Recorded data »
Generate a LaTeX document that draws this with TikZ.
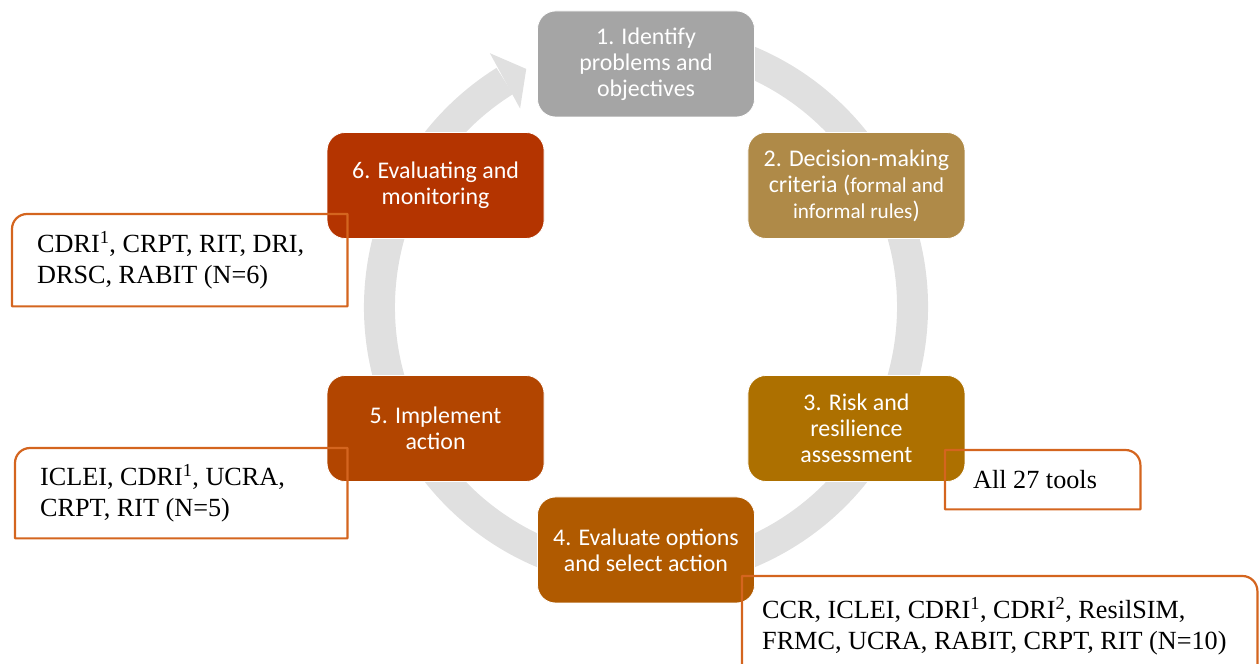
\documentclass[tikz,border=0pt]{standalone}
\usepackage{fontspec}
\setmainfont{Liberation Serif}
\newfontfamily\stagefont{Carlito}
\usetikzlibrary{calc}
\definecolor{stageA}{HTML}{A5A5A5}
\definecolor{stageB}{HTML}{AF8A48}
\definecolor{stageC}{HTML}{AD7000}
\definecolor{stageD}{HTML}{B05A00}
\definecolor{stageE}{HTML}{B24500}
\definecolor{stageF}{HTML}{B43400}
\definecolor{ringgrey}{HTML}{E0E0E0}
\definecolor{tagorange}{HTML}{D4651F}
\newcommand\smallpart[1]{{\fontsize{21.2}{26}\selectfont #1}}
\begin{document}
\begin{tikzpicture}[x=1pt,y=1pt,line join=round,
  stage/.style={rounded corners=18, minimum width=217, minimum height=106, inner sep=0,
    draw=white, line width=0.8, text=white, align=center,
    font=\stagefont\fontsize{23.9}{26}\selectfont},
  tools/.style={anchor=north west, align=flush left, inner ysep=0,
    font=\fontsize{26.2}{31}\selectfont},
  tagline/.style={draw=tagorange, line width=2.2}]
\def \cx{646}
\def \cy{357}
\def \rr{266.5}
\def \rs{243}
\useasboundingbox (0,0) rectangle (1259,664);
\clip (0,0) rectangle (1259,664);
\coordinate (hub) at (\cx,\cy);
% grey cycle with its arrow head
\draw[ringgrey, line width=31] (hub) ++(80:\rr) arc[start angle=80, end angle=-238, radius=\rr];
\fill[ringgrey] ($(hub)+(116.7:\rr)$) -- ($(hub)+(121.6:298)$) -- ($(hub)+(122.4:235)$) -- cycle;
% the six stages
\foreach \n/\a/\c/\t in {1/90/stageA/{1. Identify\\problems and\\objectives},
  2/30/stageB/{2. Decision-making\\criteria (\smallpart{formal and}\\\smallpart{informal rules})},
  3/-30/stageC/{3. Risk and\\resilience\\assessment},
  4/-90/stageD/{4. Evaluate options\\and select action},
  5/-150/stageE/{5. Implement\\action},
  6/150/stageF/{6. Evaluating and\\monitoring}}
  {\node[stage, fill=\c] (s\n) at ($(hub)+(\a:\rs)$) {\t};}
% tool lists
\node[tools, text width=285, inner xsep=25, minimum height=92] (t6) at (12,450)
  {CDRI\textsuperscript{1}, CRPT, RIT, DRI,\\DRSC, RABIT (N=6)};
\node[tools, text width=282, inner xsep=25, minimum height=90] (t5) at (15,216)
  {ICLEI, CDRI\textsuperscript{1}, UCRA,\\CRPT, RIT (N=5)};
\node[tools, text width=139, inner xsep=28, minimum height=59] (t3) at (945,214)
  {All 27 tools};
\node[tools, text width=475, inner xsep=20, minimum height=101] (t4) at (742,88)
  {CCR, ICLEI, CDRI\textsuperscript{1}, CDRI\textsuperscript{2}, ResilSIM,\\FRMC, UCRA, RABIT, CRPT, RIT (N=10)};
\foreach \t in {t6,t5}
  {\draw[tagline] (\t.south west) -- ([yshift=-15]\t.north west) arc[start angle=180, end angle=90, radius=15] -- (\t.north east) -- (\t.south east) -- cycle;}
\foreach \t in {t3,t4}
  {\draw[tagline] (\t.south west) -- (\t.north west) -- ([xshift=-15]\t.north east) arc[start angle=90, end angle=0, radius=15] -- (\t.south east) -- cycle;}
\end{tikzpicture}
\end{document}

What to do »
Omit each picture, then return all of the listing exactly as it stands.

The reply »
Generate a LaTeX document that draws this with TikZ.
\documentclass[tikz,border=0pt]{standalone}
\usepackage{fontspec}
\setmainfont{Liberation Serif}
\newfontfamily\stagefont{Carlito}
\usetikzlibrary{calc}
\definecolor{stageA}{HTML}{A5A5A5}
\definecolor{stageB}{HTML}{AF8A48}
\definecolor{stageC}{HTML}{AD7000}
\definecolor{stageD}{HTML}{B05A00}
\definecolor{stageE}{HTML}{B24500}
\definecolor{stageF}{HTML}{B43400}
\definecolor{ringgrey}{HTML}{E0E0E0}
\definecolor{tagorange}{HTML}{D4651F}
\newcommand\smallpart[1]{{\fontsize{21.2}{26}\selectfont #1}}
\begin{document}
\begin{tikzpicture}[x=1pt,y=1pt,line join=round,
  stage/.style={rounded corners=18, minimum width=217, minimum height=106, inner sep=0,
    draw=white, line width=0.8, text=white, align=center,
    font=\stagefont\fontsize{23.9}{26}\selectfont},
  tools/.style={anchor=north west, align=flush left, inner ysep=0,
    font=\fontsize{26.2}{31}\selectfont},
  tagline/.style={draw=tagorange, line width=2.2}]
\def \cx{646}
\def \cy{357}
\def \rr{266.5}
\def \rs{243}
\useasboundingbox (0,0) rectangle (1259,664);
\clip (0,0) rectangle (1259,664);
\coordinate (hub) at (\cx,\cy);
% grey cycle with its arrow head
\draw[ringgrey, line width=31] (hub) ++(80:\rr) arc[start angle=80, end angle=-238, radius=\rr];
\fill[ringgrey] ($(hub)+(116.7:\rr)$) -- ($(hub)+(121.6:298)$) -- ($(hub)+(122.4:235)$) -- cycle;
% the six stages
\foreach \n/\a/\c/\t in {1/90/stageA/{1. Identify\\problems and\\objectives},
  2/30/stageB/{2. Decision-making\\criteria (\smallpart{formal and}\\\smallpart{informal rules})},
  3/-30/stageC/{3. Risk and\\resilience\\assessment},
  4/-90/stageD/{4. Evaluate options\\and select action},
  5/-150/stageE/{5. Implement\\action},
  6/150/stageF/{6. Evaluating and\\monitoring}}
  {\node[stage, fill=\c] (s\n) at ($(hub)+(\a:\rs)$) {\t};}
% tool lists
\node[tools, text width=285, inner xsep=25, minimum height=92] (t6) at (12,450)
  {CDRI\textsuperscript{1}, CRPT, RIT, DRI,\\DRSC, RABIT (N=6)};
\node[tools, text width=282, inner xsep=25, minimum height=90] (t5) at (15,216)
  {ICLEI, CDRI\textsuperscript{1}, UCRA,\\CRPT, RIT (N=5)};
\node[tools, text width=139, inner xsep=28, minimum height=59] (t3) at (945,214)
  {All 27 tools};
\node[tools, text width=475, inner xsep=20, minimum height=101] (t4) at (742,88)
  {CCR, ICLEI, CDRI\textsuperscript{1}, CDRI\textsuperscript{2}, ResilSIM,\\FRMC, UCRA, RABIT, CRPT, RIT (N=10)};
\foreach \t in {t6,t5}
  {\draw[tagline] (\t.south west) -- ([yshift=-15]\t.north west) arc[start angle=180, end angle=90, radius=15] -- (\t.north east) -- (\t.south east) -- cycle;}
\foreach \t in {t3,t4}
  {\draw[tagline] (\t.south west) -- (\t.north west) -- ([xshift=-15]\t.north east) arc[start angle=90, end angle=0, radius=15] -- (\t.south east) -- cycle;}
\end{tikzpicture}
\end{document}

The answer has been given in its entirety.